Frente a esta perspectiva, lo más inquietante no es la materia de la que estarán hechos los periódicos ni la forma en que las noticias llegarán a nosotros, sino cómo estará definido en términos éticos y de sustancia el universo de la información. Desde luego, cualquiera que sea el mundo en que vivamos, siempre dependeremos de la necesidad de saber lo que ocurre. Nadie ha previsto por el momento un mundo de seres solitarios que no tengan que comunicarse entre sí. Hoy, en lugar de una aldea global, deberíamos hablar más bien de una red de aldeas interconectadas de manera instantánea y simultánea, guetos culturales cuyas comunidades selectas son capaces de identificarse entre sí, sin mediar distancias, por el hecho de compartir posibilidades tecnológicas y los valores y formas de cultura que de allí derivan. No importa dónde se viva.

Hoy en día los acontecimientos entran en los hogares al mismo tiempo que se producen. Esto supondría una democratización global de las posibilidades de informarse, pero los escenarios nacionales de los países más pobres siguen fragmentados como consecuencia del atraso. De esta manera, el atraso continúa teniendo que ver con el pasado. Hoy más que nunca, atraso y pasado vienen a ser dos conceptos en estrecha unión. En la medida en que la tecnología de las comunicaciones esté de por medio, el concepto de pasado se evapora y al mismo tiempo se acelera. Un hecho que es conocido de manera simultánea al momento de producirse deja atrás el sentido tradicional de pasado. Durante la época colonial la noticia de que un rey había muerto en España llegaba a América cuando todavía se estaban celebrando las fiestas de coronación. Ese es el sentido de pasado que hoy ya no existe más.

La noticia tampoco se aleja de la provisionalidad ni de su rápido proceso de envejecimiento. La provisionalidad viene a significar la superficialidad: la información es más volátil que nunca y no está diseñada para quedarse en las mentes, sino para desaparecer y ser olvidada. Los sucesos, que son vistos como superproducciones, se olvidan de la misma manera que una película espectacular incapaz de afectar la historia. De alguna manera, la información pasa a tener una sustancia ficticia, porque ocurre en un espacio que, aunque real, no es tangible.

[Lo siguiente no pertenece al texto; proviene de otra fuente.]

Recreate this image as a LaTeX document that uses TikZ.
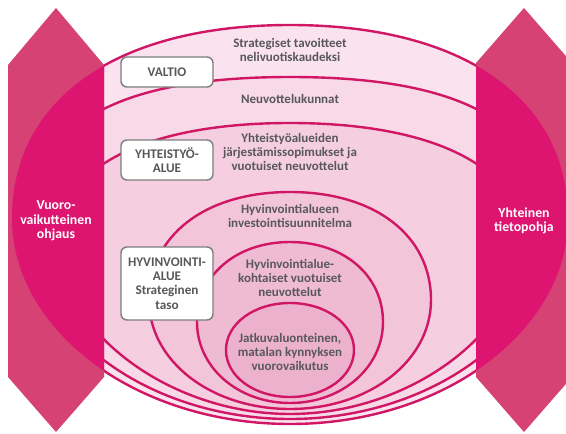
\documentclass[tikz,border=0pt]{standalone}
\usepackage{fontspec}
\setmainfont{Carlito}
\definecolor{hexA}{RGB}{214,66,116}
\definecolor{hexB}{RGB}{221,20,112}
\definecolor{ringline}{RGB}{208,22,100}
\definecolor{bandA}{RGB}{250,227,238}
\definecolor{bandB}{RGB}{248,217,231}
\definecolor{bandC}{RGB}{245,207,224}
\definecolor{bandD}{RGB}{242,197,217}
\definecolor{bandE}{RGB}{239,187,211}
\definecolor{bandF}{RGB}{236,178,205}
\definecolor{txtgray}{RGB}{88,88,92}
\definecolor{boxgray}{RGB}{125,125,125}
% egg path: #1 top y, #2 widest y, #3 bottom y, #4 half width, #5 top squareness, #6 bottom squareness
\newcommand\eggpath[6]{%
  (290,#1) .. controls ({290+#5*#4},#1) and ({290+#4},{#2-#5*(#2-#1)}) .. ({290+#4},#2)
  .. controls ({290+#4},{#2+#6*(#3-#2)}) and ({290+#6*#4},#3) .. (290,#3)
  .. controls ({290-#6*#4},#3) and ({290-#4},{#2+#6*(#3-#2)}) .. ({290-#4},#2)
  .. controls ({290-#4},{#2-#5*(#2-#1)}) and ({290-#5*#4},#1) .. (290,#1) -- cycle}
\newcommand\cA{\eggpath{25}{218}{424}{278}{0.62}{0.55}}
\newcommand\cB{\eggpath{77}{230}{419}{260}{0.68}{0.54}}
\newcommand\cC{\eggpath{123}{240}{414}{232}{0.62}{0.52}}
\newcommand\cD{\eggpath{192}{300}{409}{141}{0.6}{0.56}}
\newcommand\cE{\eggpath{242}{322}{403}{93}{0.58}{0.56}}
\newcommand\cF{\eggpath{303}{350}{397}{64}{0.56}{0.56}}
\tikzset{
  ring/.style={draw=ringline, line width=2.4pt},
  label/.style={text=txtgray, align=center, font=\fontsize{13}{14.3}\selectfont\bfseries, inner sep=0pt},
  tag/.style={draw=boxgray, line width=1.4pt, fill=white, rounded corners=6pt, minimum width=92pt, text=txtgray, align=center, font=\fontsize{13.2}{14.3}\selectfont\bfseries},
  side/.style={text=white, align=center, font=\fontsize{13.8}{14.5}\selectfont\bfseries, inner sep=0pt}
}
\begin{document}
\begin{tikzpicture}[x=1pt,y=-1pt]
\useasboundingbox (0,0) rectangle (566,434);
% bands
\fill[bandA] \cA;
\fill[bandB] \cB;
\fill[bandC] \cC;
\fill[bandD] \cD;
\fill[bandE] \cE;
\fill[bandF] \cF;
% ring lines
\draw[ring] \cA;
\draw[ring] \cB;
\draw[ring] \cC;
\draw[ring] \cD;
\draw[ring] \cE;
\draw[ring] \cF;
% left hexagon
\fill[hexA] (8,65) -- (56,8) -- (104,65) -- (104,377) -- (56,432) -- (8,377) -- cycle;
\begin{scope}
  \clip (8,65) -- (56,8) -- (104,65) -- (104,377) -- (56,432) -- (8,377) -- cycle;
  \fill[hexB] \cA;
\end{scope}
% right hexagon
\fill[hexA] (476,63) -- (524,8) -- (572,63) -- (572,377) -- (524,432) -- (476,377) -- cycle;
\begin{scope}
  \clip (476,63) -- (524,8) -- (572,63) -- (572,377) -- (524,432) -- (476,377) -- cycle;
  \fill[hexB] \cA;
\end{scope}
% side texts
\node[side] (vuoro) at (56,221) {Vuoro-\\vaikutteinen\\ohjaus};
\node[side] (yhteinen) at (524,221) {Yhteinen\\tietopohja};
% band texts
\node[label] (strat) at (290,50) {Strategiset tavoitteet\\nelivuotiskaudeksi};
\node[label] (neuvo) at (290,99) {Neuvottelukunnat};
\node[label] (yhtalue) at (290,152) {Yhteistyöalueiden\\järjestämissopimukset ja\\vuotuiset neuvottelut};
\node[label] (invest) at (290,216) {Hyvinvointialueen\\investointisuunnitelma};
\node[label] (kohtaiset) at (290,278) {Hyvinvointialue-\\kohtaiset vuotuiset\\neuvottelut};
\node[label] (jatkuva) at (290,352) {Jatkuvaluonteinen,\\matalan kynnyksen\\vuorovaikutus};
% tags
\node[tag, minimum height=30pt] (valtio) at (167,72) {VALTIO};
\node[tag, minimum height=40pt] (yhteistyo) at (167,160) {YHTEISTYÖ-\\ALUE};
\node[tag, minimum height=73pt] (hyvinvointi) at (167,283.5) {HYVINVOINTI-\\ALUE\\Strateginen\\taso};
\end{tikzpicture}
\end{document}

El reto para el periodismo creativo y analítico se vuelve así más serio. Debe saber abrirse paso hacia la masa seducida por la información prefabricada, el fast food informativo, las noticias sin poder analítico ni crítico, pensadas para ser olvidadas de inmediato. De otra manera la memoria de la historia que se nutre del acontecer cotidiano entra en el riesgo de disolverse sin remedio. Para nosotros, el primer reto es el de afirmar un periodismo creativo y analítico, crítico y libre como sustento esencial de la democracia. o podemos estar seguros de cuándo se publicará el último ejemplar de un periódico impreso o de un libro impreso —y quisiera que esa fecha se retardara lo más posible o no llegara nunca—; pero sí podemos estarlo de que cualquiera que sea la forma en que el relato del acontecimiento llegue a los ojos del lector, ese relato dependerá siempre de una mente aguda y creadora, que seguirá averiguando en nuestro nombre para acercarnos lo más posible a la verdad. Esa verdad deberá tener siempre un fundamento ético. Para eso estamos aquí.

Intervención extraída de la sesión inaugural del XI Foro Eurolatinoamericano de comunicación, España y Portugal, entre la UE y América Latina.